In the interests of full disclosure, I should say that these donations were made through a donor-advised fund (DAF) at Vanguard Charitable that Karen and I set up at the end of 2017. I’ve been a critic of DAFs because I believe they should be regulated, to prevent people from exploiting the fact that they can get tax deductions by giving to a DAF without ever pushing their money out to where it is needed. [See America’s Biggest Charity is Built on a Lie.] In our case, we estimated our charitable giving for 2018, 2019 and 2020 and deposited that money into our DAF. We plan to distribute all the money to “real” charities by the end of 2020.
Why I am writing about this? Several reasons. (1) I believe in transparency. (2) I’d like to influence you to be more intentional about their giving, and perhaps even to give to some of the groups I’ve studied. (3) I’d like to encourage more conversation about charitable giving, both to promote more giving and so that we can learn from one another.
*Some language here is drawn from my posts about giving in 2017 and 2018 since our giving has not changed much over the years.
3 thoughts on “My charitable donations in 2019”
Dear Marc (and Craig),
In “America’s biggest charity is built on a lie,” you end by commenting that “Inexplicably, there’s scant desire among the major players in the nonprofit sector to ask Congress to take a look at DAFs.

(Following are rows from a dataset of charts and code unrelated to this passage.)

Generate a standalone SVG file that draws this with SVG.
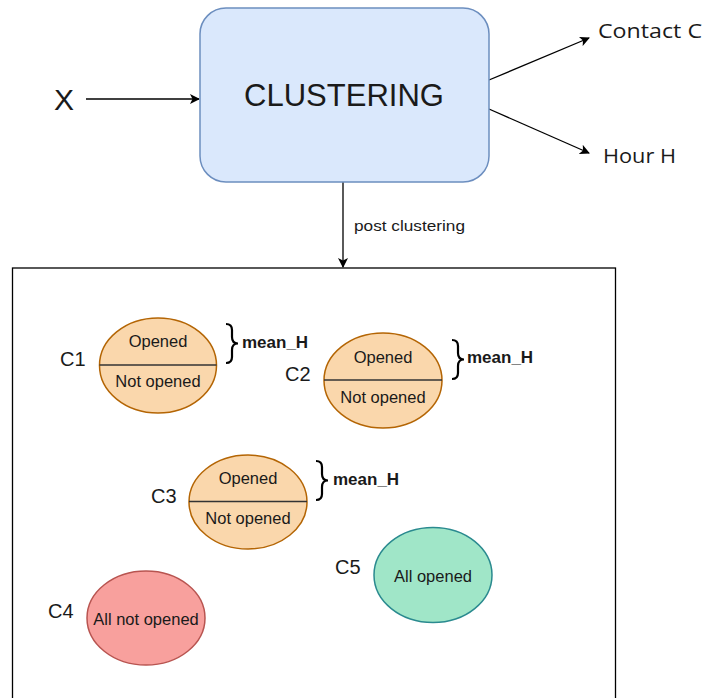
<svg xmlns="http://www.w3.org/2000/svg" width="704" height="698" viewBox="0 0 704 698">
<style>
.t{font-family:"Liberation Sans",Arial,sans-serif;fill:#1a1a1a}
.c{font-family:"Open Sans","Noto Sans",sans-serif;fill:#1a1a1a;font-size:20px}
.lbl{font-size:20px}
.in{font-size:16.5px;text-anchor:middle}
.mh{font-size:17px;font-weight:bold}
.ell{fill:#fad7ac;stroke:#b46504;stroke-width:1.5}
.div{stroke:#333;stroke-width:1.5}
.br{fill:none;stroke:#000;stroke-width:2.2}
.ln{stroke:#000;stroke-width:1.3;fill:none}
</style>
<defs>
<marker id="ah" viewBox="0 0 10 10" refX="9" refY="5" markerWidth="10" markerHeight="10" markerUnits="userSpaceOnUse" orient="auto">
<path d="M0,0 L10,5 L0,10 L2.5,5 Z" fill="#000"/>
</marker>
</defs>
<g id="connectors">
<line class="ln" x1="86" y1="99" x2="199" y2="99" marker-end="url(#ah)"/>
<line class="ln" x1="489" y1="80" x2="589" y2="38" marker-end="url(#ah)"/>
<line class="ln" x1="489" y1="109" x2="589" y2="153" marker-end="url(#ah)"/>
<line class="ln" x1="343" y1="182" x2="343" y2="267" marker-end="url(#ah)"/>
<text class="t" x="354" y="231" font-size="15" textLength="111" lengthAdjust="spacingAndGlyphs">post clustering</text>
</g>
<g id="input-x"><text class="t" x="54" y="110" font-size="30">X</text></g>
<g id="clustering">
<rect x="200" y="8" width="289" height="174" rx="26" fill="#dae8fc" stroke="#6c8ebf" stroke-width="1.5"/>
<text class="t" x="344" y="106" font-size="31" text-anchor="middle">CLUSTERING</text>
</g>
<g id="contact-c"><text class="c" x="598" y="38" textLength="104" lengthAdjust="spacingAndGlyphs">Contact C</text></g>
<g id="hour-h"><text class="c" x="603" y="163" textLength="73" lengthAdjust="spacingAndGlyphs">Hour H</text></g>
<g id="container"><rect x="12.5" y="268" width="603" height="440" fill="none" stroke="#000" stroke-width="1.3"/></g>
<g id="c1">
<text class="t lbl" x="60" y="366">C1</text>
<ellipse class="ell" cx="158" cy="365.5" rx="58.5" ry="47.5"/>
<line class="div" x1="99.5" y1="365" x2="216.5" y2="365"/>
<text class="t in" x="158" y="347">Opened</text>
<text class="t in" x="158" y="387">Not opened</text>
<path class="br" d="M226,324 Q232,324 232,330 L232,337 Q232,343.5 238,343.5 Q232,343.5 232,350 L232,357 Q232,363 226,363"/>
<text class="t mh" x="242" y="348">mean_H</text>
</g>
<g id="c2">
<text class="t lbl" x="285" y="381">C2</text>
<ellipse class="ell" cx="383" cy="380.5" rx="59" ry="47.5"/>
<line class="div" x1="324" y1="380" x2="442" y2="380"/>
<text class="t in" x="383" y="363">Opened</text>
<text class="t in" x="383" y="403">Not opened</text>
<path class="br" d="M452,340 Q458,340 458,346 L458,353 Q458,359.5 464,359.5 Q458,359.5 458,366 L458,373 Q458,379 452,379"/>
<text class="t mh" x="467" y="363">mean_H</text>
</g>
<g id="c3">
<text class="t lbl" x="151" y="503">C3</text>
<ellipse class="ell" cx="248" cy="502" rx="59" ry="47"/>
<line class="div" x1="189" y1="501.5" x2="307" y2="501.5"/>
<text class="t in" x="248" y="484">Opened</text>
<text class="t in" x="248" y="524">Not opened</text>
<path class="br" d="M316,461 Q322,461 322,467 L322,474 Q322,480.5 328,480.5 Q322,480.5 322,487 L322,494 Q322,500 316,500"/>
<text class="t mh" x="333" y="485">mean_H</text>
</g>
<g id="c4">
<text class="t lbl" x="48" y="618">C4</text>
<ellipse cx="146" cy="618" rx="59" ry="47" fill="#f8a09d" stroke="#b85450" stroke-width="1.5"/>
<text class="t in" x="146" y="625">All not opened</text>
</g>
<g id="c5">
<text class="t lbl" x="335" y="574">C5</text>
<ellipse cx="433" cy="575" rx="59" ry="47.5" fill="#a0e6c8" stroke="#2a8a8f" stroke-width="1.5"/>
<text class="t in" x="433" y="582">All opened</text>
</g>
</svg>
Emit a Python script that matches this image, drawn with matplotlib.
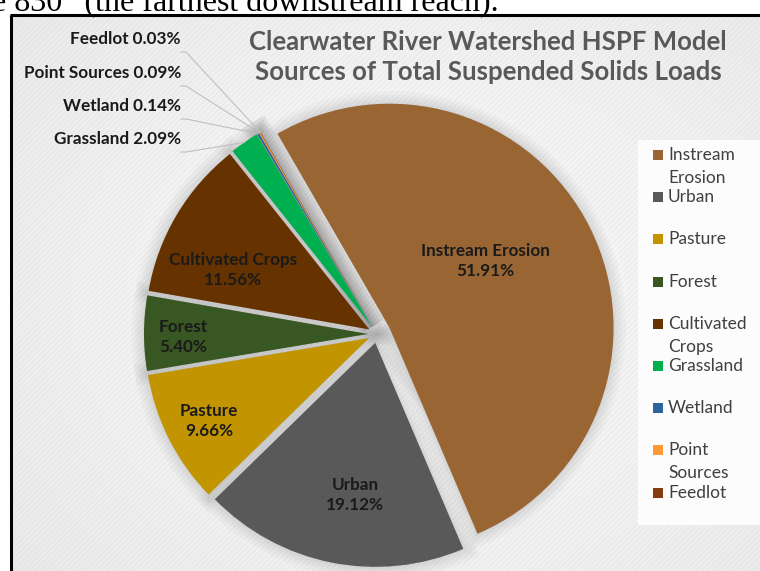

Why that’s the case is a story for another day.”
It appears that Greater Washington Community Foundation is part of a partnership that has recently issued a statement *against* Congressional reform of donor-advised funds — declaring, in part, “we worry it could negatively impact our valuable partnerships with local charities and other philanthropies.”
Since it’s hard to imagine how local charities would object to a requirement to disburse a larger percentage of DAF monies each year, it seems that the community foundation partnership is more concerned about its alliances with the same wealthier foundations that you criticize in “America’s biggest charity is built on a lie.”
I’m also wondering why there was no disclosure of your own DAF investments in your concurrent critique of Fidelity. Instead, you conclude “Do we need DAFS? I’m not sure we do.”
Unfortunately, broad critiques like yours also erase the experiences of lower-income DAF holders like me. In the 15 years that I’ve maintained a DAF balance of $5-$12K, I’ve consistently disbursed an average of 70%-90% annually.
Looking forward to more nuanced coverage of these issues as we continue to face this “opportunity to rethink the charitable deduction from the bottom up.”
Yours for just-giving (just give, AND give justly),
Great transparency. I’m wondering, however, why you use a commercial donor advised fund and not your local Community Foundation (Greater Washington Community Foundation) to house your DAF?
I myself donated to (among others) the National Council of Nonprofits (https://www.councilofnonprofits.org/) and the United Philanthropy Forum (https://www.unitedphilforum.org/) both of which I have worked for a couple of their members. These “infrastructure” groups and their members are a critical resource for nonprofits and foundations to help with compliance, policy, and management resources.
Thanks for the comment and question. We opened our DAF at Vanguard because it was convenient, and I had not thought much about DAFs at that time. When we make a new deposit in 2020 or 2021, we’ll take a close look at the Greater Washington Community Foundation.